Published On: Wed, Oct 16th, 2019

Russia holds US military after super-nuke blast spews radiation 1,000 times lethal dose | World | News

The exploded Burevestnik missile was a next-generation prototype weapon which is both nuclear-powered and nuclear-tipped and capable of staying aloft indefinitely and probing enemy defences before striking. The malfunction and subsequent blast caused the death of five scientists and today three US military attaches were held in Russia on a train close to the remote town where a missile test took place. The trio were named as US Embassy Navy Attache First Rank Captain William Whitsitt Curtis, US Embassy Attache Gerry Arriola Anthony and US Embassy Attache Colonel DS Dann. The Burevestnik missile – which is referred to by NATO as SSC-X-9 Skyfall – is regarded as a doomsday weapon. 

They were detained two days ago on a train en route from Nyonoksa to Severodvisnk, according to REN TV. 

They were accused of violating the rules of their stay in Russia which forbids travel to restricted zones without prior permission. 

A report today said the three had been later released after a document check – preventing a major diplomatic incident.

It was unclear how long they were held. 

“While in Severodvinsk, access to which is restricted for foreign nationals, they were unable to produce documents necessary for visiting the city,” said the REN TV report.

Other reports suggested they were held in Severodvinsk.

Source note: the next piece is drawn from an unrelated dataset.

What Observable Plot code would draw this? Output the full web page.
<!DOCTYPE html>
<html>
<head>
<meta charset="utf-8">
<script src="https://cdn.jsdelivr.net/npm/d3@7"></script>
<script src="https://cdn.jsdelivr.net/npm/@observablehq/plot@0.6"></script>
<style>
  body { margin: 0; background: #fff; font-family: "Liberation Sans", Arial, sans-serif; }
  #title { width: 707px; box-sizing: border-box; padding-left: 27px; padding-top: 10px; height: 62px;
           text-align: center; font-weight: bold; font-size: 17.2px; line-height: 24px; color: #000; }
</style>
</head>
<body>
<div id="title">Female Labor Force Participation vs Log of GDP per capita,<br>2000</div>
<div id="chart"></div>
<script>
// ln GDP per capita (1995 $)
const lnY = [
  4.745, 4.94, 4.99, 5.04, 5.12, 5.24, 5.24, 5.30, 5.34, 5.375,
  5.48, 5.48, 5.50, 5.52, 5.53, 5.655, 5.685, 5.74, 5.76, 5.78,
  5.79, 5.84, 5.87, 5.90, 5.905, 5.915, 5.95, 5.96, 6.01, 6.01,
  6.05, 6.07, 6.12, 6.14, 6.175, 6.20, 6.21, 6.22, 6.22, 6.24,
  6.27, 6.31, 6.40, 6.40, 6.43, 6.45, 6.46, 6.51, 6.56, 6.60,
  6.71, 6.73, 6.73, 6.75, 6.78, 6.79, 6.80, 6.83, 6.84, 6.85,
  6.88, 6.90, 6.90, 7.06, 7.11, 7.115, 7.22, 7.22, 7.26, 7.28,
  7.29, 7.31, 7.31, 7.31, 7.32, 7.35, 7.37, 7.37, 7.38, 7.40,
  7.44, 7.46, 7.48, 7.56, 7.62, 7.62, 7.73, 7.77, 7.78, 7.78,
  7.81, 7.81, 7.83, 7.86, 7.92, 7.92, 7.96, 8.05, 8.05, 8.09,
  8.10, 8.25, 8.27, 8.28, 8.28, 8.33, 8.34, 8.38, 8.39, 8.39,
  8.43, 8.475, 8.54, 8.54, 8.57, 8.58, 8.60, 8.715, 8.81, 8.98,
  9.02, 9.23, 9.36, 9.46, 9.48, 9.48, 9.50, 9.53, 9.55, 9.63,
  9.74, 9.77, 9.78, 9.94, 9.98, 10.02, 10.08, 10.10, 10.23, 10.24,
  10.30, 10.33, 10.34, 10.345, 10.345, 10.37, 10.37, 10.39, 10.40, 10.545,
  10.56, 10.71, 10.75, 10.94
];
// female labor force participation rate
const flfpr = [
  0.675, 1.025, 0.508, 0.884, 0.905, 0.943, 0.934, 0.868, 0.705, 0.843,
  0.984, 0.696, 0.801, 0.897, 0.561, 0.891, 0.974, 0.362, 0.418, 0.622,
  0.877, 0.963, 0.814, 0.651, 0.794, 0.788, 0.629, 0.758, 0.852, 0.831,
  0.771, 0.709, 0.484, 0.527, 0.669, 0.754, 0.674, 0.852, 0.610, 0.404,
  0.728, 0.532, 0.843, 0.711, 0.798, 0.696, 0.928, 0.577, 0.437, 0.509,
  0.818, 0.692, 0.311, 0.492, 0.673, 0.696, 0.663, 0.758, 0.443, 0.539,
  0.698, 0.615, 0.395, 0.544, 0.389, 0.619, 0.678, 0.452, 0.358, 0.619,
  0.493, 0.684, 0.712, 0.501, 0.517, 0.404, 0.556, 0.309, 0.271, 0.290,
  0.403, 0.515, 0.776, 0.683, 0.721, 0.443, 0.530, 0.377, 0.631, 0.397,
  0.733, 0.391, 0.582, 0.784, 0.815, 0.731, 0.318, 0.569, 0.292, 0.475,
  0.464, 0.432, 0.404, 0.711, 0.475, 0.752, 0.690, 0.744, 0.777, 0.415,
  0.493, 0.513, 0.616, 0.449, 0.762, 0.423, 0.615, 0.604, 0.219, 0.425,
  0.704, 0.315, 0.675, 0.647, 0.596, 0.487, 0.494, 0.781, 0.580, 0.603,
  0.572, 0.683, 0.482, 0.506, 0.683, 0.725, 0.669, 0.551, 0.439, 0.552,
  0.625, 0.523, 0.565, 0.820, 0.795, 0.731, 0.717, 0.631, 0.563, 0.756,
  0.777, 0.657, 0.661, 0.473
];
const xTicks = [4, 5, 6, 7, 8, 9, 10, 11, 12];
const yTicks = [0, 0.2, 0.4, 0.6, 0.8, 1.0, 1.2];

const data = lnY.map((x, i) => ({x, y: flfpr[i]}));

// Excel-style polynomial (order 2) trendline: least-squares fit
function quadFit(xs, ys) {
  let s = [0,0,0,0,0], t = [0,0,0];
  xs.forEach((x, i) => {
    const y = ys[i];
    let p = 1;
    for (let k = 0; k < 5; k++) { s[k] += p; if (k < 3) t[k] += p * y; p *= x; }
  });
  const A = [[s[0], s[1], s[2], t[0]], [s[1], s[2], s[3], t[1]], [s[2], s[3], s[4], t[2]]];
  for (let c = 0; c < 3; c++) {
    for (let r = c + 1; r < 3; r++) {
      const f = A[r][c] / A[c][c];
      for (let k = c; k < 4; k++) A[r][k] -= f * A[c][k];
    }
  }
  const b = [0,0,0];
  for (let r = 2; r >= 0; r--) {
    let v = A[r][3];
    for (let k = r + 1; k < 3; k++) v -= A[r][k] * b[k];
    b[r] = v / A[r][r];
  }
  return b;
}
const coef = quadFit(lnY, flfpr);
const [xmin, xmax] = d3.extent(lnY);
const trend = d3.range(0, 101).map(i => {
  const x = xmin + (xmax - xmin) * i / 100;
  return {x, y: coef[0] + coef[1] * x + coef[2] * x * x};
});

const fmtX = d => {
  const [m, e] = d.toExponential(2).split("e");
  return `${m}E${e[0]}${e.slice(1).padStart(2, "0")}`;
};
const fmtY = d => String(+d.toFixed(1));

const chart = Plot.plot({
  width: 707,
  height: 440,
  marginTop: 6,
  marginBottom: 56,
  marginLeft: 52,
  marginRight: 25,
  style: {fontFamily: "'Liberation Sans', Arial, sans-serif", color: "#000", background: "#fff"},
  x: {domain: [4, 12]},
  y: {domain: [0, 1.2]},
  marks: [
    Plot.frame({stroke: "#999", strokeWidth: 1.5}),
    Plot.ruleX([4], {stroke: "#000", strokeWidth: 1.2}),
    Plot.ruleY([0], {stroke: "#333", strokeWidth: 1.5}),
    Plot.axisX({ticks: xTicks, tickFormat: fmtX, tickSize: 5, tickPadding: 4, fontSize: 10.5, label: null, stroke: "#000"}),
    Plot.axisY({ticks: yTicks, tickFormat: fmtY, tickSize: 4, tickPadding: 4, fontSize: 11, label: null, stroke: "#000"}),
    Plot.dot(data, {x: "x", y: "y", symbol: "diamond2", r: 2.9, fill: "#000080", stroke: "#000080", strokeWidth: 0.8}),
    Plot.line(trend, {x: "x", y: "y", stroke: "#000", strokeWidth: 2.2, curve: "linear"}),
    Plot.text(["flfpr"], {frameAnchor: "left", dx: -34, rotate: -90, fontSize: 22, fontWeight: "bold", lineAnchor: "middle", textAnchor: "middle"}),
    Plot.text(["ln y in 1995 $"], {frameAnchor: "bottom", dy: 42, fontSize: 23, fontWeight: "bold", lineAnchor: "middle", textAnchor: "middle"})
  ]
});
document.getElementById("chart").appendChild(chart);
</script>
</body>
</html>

An earlier US intelligence assessment found that the explosion on August 8 in the sea off Nyonoksa came during a recovery mission to salvage a lost Burevestnik  missile from the beneath the surface. 

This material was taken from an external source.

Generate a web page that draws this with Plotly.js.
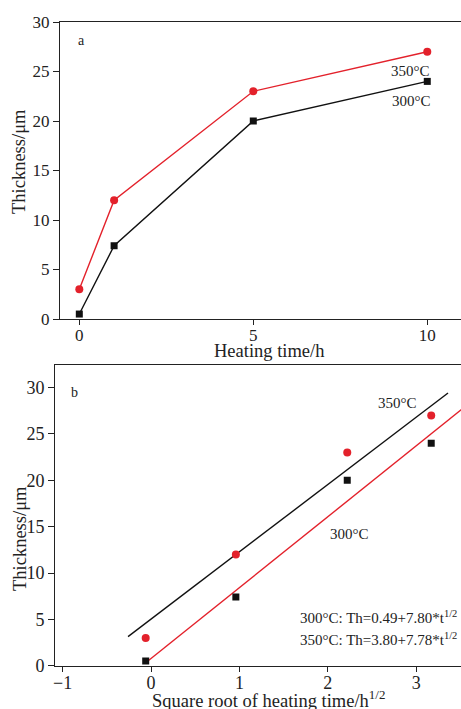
<!DOCTYPE html>
<html>
<head>
<meta charset="utf-8">
<script src="https://cdn.plot.ly/plotly-3.0.1.min.js"></script>
<style>
html,body{margin:0;padding:0;background:#fff;overflow:hidden;}
#wrap{width:461px;height:709px;overflow:hidden;}
#plot{width:500px;height:709px;}
</style>
</head>
<body>
<div id="wrap"><div id="plot"></div></div>
<script>
// Panel a: thickness vs heating time
const hoursA = [0, 1, 5, 10];
const thick300 = [0.5, 7.4, 20, 24];
const thick350 = [3, 12, 23, 27];
// Panel b: thickness vs square root of heating time (positions as drawn)
const sqrtB = [-0.06, 0.96, 2.22, 3.17];
const fit300X = [-0.06, 3.6];
const fit300Y = [0.32, 28.3];
const fit350X = [-0.26, 3.36];
const fit350Y = [3.13, 29.42];
const ticksA_x = [0, 5, 10];
const ticksY = [0, 5, 10, 15, 20, 25, 30];
const ticksB_x = [-1, 0, 1, 2, 3];

const W = 500, H = 709;
const RED = '#e3212b', BLK = '#111111';
const FONT = 'Liberation Serif, Times New Roman, serif';
const px = v => v / W;
const py = v => 1 - v / H;

const traces = [
  {x: hoursA, y: thick300, xaxis: 'x', yaxis: 'y', mode: 'lines+markers',
   line: {color: BLK, width: 1.4}, marker: {symbol: 'square', size: 7, color: BLK}},
  {x: hoursA, y: thick350, xaxis: 'x', yaxis: 'y', mode: 'lines+markers',
   line: {color: RED, width: 1.4}, marker: {symbol: 'circle', size: 8, color: RED}},
  {x: fit350X, y: fit350Y, xaxis: 'x2', yaxis: 'y2', mode: 'lines',
   line: {color: BLK, width: 1.4}},
  {x: fit300X, y: fit300Y, xaxis: 'x2', yaxis: 'y2', mode: 'lines',
   line: {color: RED, width: 1.4}},
  {x: sqrtB, y: thick300, xaxis: 'x2', yaxis: 'y2', mode: 'markers',
   marker: {symbol: 'square', size: 7, color: BLK}},
  {x: sqrtB, y: thick350, xaxis: 'x2', yaxis: 'y2', mode: 'markers',
   marker: {symbol: 'circle', size: 8, color: RED}}
];

const axBase = {
  showline: true, mirror: true, linecolor: '#222', linewidth: 1,
  ticks: 'outside', ticklen: 5, tickwidth: 1, tickcolor: '#222',
  showgrid: false, zeroline: false, automargin: false,
  tickfont: {family: FONT, size: 17, color: '#222'}
};

const ann = (text, x, y, xref, yref, opts) => Object.assign({
  text, x, y, xref, yref, showarrow: false,
  font: {family: FONT, size: 15, color: '#222'}
}, opts || {});

const layout = {
  width: W, height: H, showlegend: false,
  paper_bgcolor: '#fff', plot_bgcolor: '#fff',
  margin: {l: 0, r: 0, t: 0, b: 0},
  xaxis: Object.assign({}, axBase, {domain: [px(60), 1], range: [-0.555, 12.09],
    anchor: 'y', tickvals: ticksA_x, ticklabelstandoff: -4}),
  yaxis: Object.assign({}, axBase, {domain: [py(319), py(22)], range: [0, 30],
    anchor: 'x', tickvals: ticksY, ticklen: 6}),
  xaxis2: Object.assign({}, axBase, {domain: [px(55), 1], range: [-1.086, 3.948],
    anchor: 'y2', tickvals: ticksB_x, ticklabelstandoff: -4,
    tickfont: {family: FONT, size: 18, color: '#222'}}),
  yaxis2: Object.assign({}, axBase, {domain: [py(665.7), py(364.7)], range: [0, 32.47],
    anchor: 'x2', tickvals: ticksY, ticklen: 6, tickfont: {family: FONT, size: 18, color: '#222'}}),
  annotations: [
    ann('a', 0.07, 28.15, 'x', 'y', {font: {family: FONT, size: 14, color: '#222'}}),
    ann('350°C', 9.53, 25.0, 'x', 'y'),
    ann('300°C', 9.56, 22.0, 'x', 'y'),
    ann('b', -0.87, 29.45, 'x2', 'y2', {font: {family: FONT, size: 14, color: '#222'}}),
    ann('350°C', 2.79, 28.34, 'x2', 'y2'),
    ann('300°C', 2.24, 14.2, 'x2', 'y2'),
    ann('300°C: Th=0.49+7.80*t<sup>1/2</sup>', 1.663, 5.25, 'x2', 'y2', {xanchor: 'left', yanchor: 'middle'}),
    ann('350°C: Th=3.80+7.78*t<sup>1/2</sup>', 1.663, 2.88, 'x2', 'y2', {xanchor: 'left', yanchor: 'middle'}),
    ann('Heating time/h', px(268.5), py(351), 'paper', 'paper',
      {font: {family: FONT, size: 18.5, color: '#222'}, xanchor: 'center', yanchor: 'middle'}),
    ann('Square root of heating time/h<sup>1/2</sup>', px(150), py(713), 'paper', 'paper',
      {font: {family: FONT, size: 18.5, color: '#222'}, xanchor: 'left', yanchor: 'bottom'}),
    ann('Thickness/μm', px(19.5), py(161.5), 'paper', 'paper',
      {font: {family: FONT, size: 18.5, color: '#222'}, textangle: -90, xanchor: 'center', yanchor: 'middle'}),
    ann('Thickness/μm', px(19.5), py(538.5), 'paper', 'paper',
      {font: {family: FONT, size: 18.5, color: '#222'}, textangle: -90, xanchor: 'center', yanchor: 'middle'})
  ]
};

Plotly.newPlot('plot', traces, layout, {staticPlot: true, displayModeBar: false});
</script>
</body>
</html>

This nuclear-powered missile – capable of flying for days on end as it probes weaknesses in Western defences – is reported to be ready to go to war by 2025. 

Last week U.S. Deputy Assistant Secretary of State Thomas G. DiNanno told a United Nations committee: “The United States has determined that the explosion was the result of a nuclear reaction that occurred during the recovery of a Russian nuclear-powered cruise missile.”

He went on: “The missile remained on the bed of the White Sea since its failed test early last year, in close proximity to a major population centre.”

There were earlier disputes over whether the Burevestnik or another weapon was involved in what went wrong in the White Sea which local officials said had caused a radiation spike.

Pictures revealed the sea platforms or pontoons involved in the  explosion after which Moscow was accused of a Chernobyl-style cover-up. 

One appears to be seriously damaged. 

One victim reportedly suffered a radiation dose “one thousand times higher than lethal”.

At least five were killed in the explosion.

All were involved in Russian missile testing.

Russian officials later said the Nyionoksa area was safe and uncontaminated.

This contradicted a stark warning to locals from a military figure in the aftermath of the nuclear accident. 

He warned villagers not to go to the site where the pontoons are washed up. 

“Those (radioactive) elements may still be there, in the sea,” he said.

“The sea may throw out on the shore those things on the pontoons that were destroyed…

“Some people are already planning to visit this place, to share all this.

So I would like to warn you – you should not do this, because it can lead to problems that you are afraid of…

“Horrors would follow.

“This is what I am warning you about.”

He also told villagers who live close to the testing site that one pontoon had exploded from underneath…

“They were killed because the pontoon was lifted up into the air.

“And those on the pontoon got dreadful injuries.”